[GOAL] Retype nothing but the lines from the start of the material up to and including the line with "y_labels = [0, 500]". Pictures don't belong in the copy.

[SOURCE DATA]
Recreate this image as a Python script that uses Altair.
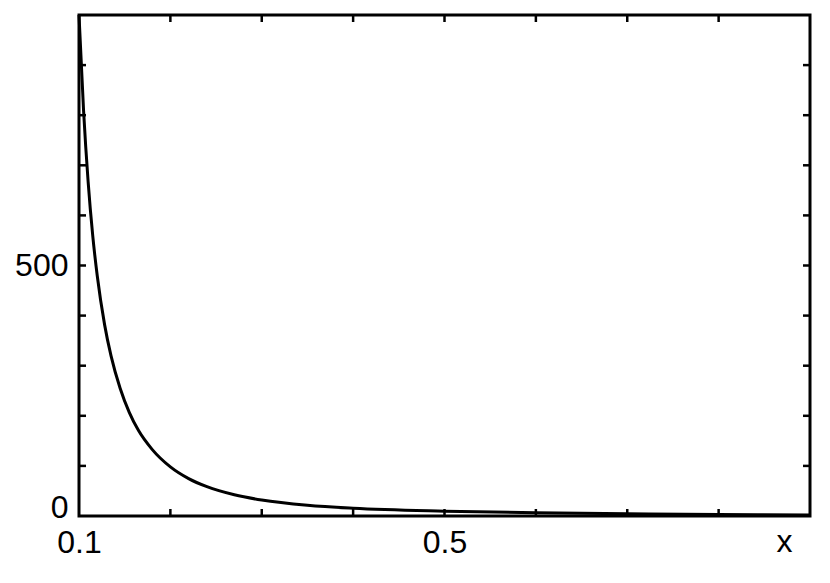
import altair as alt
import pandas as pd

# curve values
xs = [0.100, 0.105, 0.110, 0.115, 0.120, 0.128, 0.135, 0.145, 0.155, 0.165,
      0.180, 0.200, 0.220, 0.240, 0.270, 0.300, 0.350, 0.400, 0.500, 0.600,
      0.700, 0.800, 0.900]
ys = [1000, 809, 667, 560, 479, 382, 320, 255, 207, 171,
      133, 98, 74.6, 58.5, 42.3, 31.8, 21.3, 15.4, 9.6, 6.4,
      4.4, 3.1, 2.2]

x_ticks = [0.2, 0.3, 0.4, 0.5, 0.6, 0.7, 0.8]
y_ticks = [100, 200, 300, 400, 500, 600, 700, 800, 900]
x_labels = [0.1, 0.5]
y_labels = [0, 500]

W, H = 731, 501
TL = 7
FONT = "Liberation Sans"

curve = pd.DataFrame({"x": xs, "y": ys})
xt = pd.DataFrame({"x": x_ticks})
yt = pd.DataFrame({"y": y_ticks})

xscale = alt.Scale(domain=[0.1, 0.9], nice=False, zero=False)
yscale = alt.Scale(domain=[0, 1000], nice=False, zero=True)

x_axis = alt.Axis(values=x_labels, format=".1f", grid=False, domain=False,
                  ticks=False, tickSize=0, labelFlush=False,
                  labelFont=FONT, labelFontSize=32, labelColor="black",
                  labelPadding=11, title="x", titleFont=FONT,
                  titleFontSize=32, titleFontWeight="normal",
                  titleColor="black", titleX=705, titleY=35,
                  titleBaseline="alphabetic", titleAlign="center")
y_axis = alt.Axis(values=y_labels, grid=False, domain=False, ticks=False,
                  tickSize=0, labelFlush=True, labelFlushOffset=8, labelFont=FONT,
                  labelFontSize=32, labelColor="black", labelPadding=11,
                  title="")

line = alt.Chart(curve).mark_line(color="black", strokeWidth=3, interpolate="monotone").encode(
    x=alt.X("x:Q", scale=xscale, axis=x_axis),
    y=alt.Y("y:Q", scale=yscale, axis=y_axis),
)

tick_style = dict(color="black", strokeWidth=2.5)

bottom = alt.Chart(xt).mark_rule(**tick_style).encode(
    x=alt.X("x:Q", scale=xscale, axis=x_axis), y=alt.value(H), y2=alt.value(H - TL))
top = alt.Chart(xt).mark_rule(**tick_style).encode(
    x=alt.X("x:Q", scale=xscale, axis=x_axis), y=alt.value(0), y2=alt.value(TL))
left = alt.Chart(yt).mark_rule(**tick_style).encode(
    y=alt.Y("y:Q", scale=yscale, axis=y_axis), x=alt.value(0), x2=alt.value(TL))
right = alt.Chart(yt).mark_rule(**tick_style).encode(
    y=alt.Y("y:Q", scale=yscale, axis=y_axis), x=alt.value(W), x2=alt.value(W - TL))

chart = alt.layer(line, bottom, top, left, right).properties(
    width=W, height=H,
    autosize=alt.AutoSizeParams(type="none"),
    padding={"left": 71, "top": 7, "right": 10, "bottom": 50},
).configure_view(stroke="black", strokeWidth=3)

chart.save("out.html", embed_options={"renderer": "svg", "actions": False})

[FULL OUTPUT]
Recreate this image as a Python script that uses Altair.
import altair as alt
import pandas as pd

# curve values
xs = [0.100, 0.105, 0.110, 0.115, 0.120, 0.128, 0.135, 0.145, 0.155, 0.165,
      0.180, 0.200, 0.220, 0.240, 0.270, 0.300, 0.350, 0.400, 0.500, 0.600,
      0.700, 0.800, 0.900]
ys = [1000, 809, 667, 560, 479, 382, 320, 255, 207, 171,
      133, 98, 74.6, 58.5, 42.3, 31.8, 21.3, 15.4, 9.6, 6.4,
      4.4, 3.1, 2.2]

x_ticks = [0.2, 0.3, 0.4, 0.5, 0.6, 0.7, 0.8]
y_ticks = [100, 200, 300, 400, 500, 600, 700, 800, 900]
x_labels = [0.1, 0.5]
y_labels = [0, 500]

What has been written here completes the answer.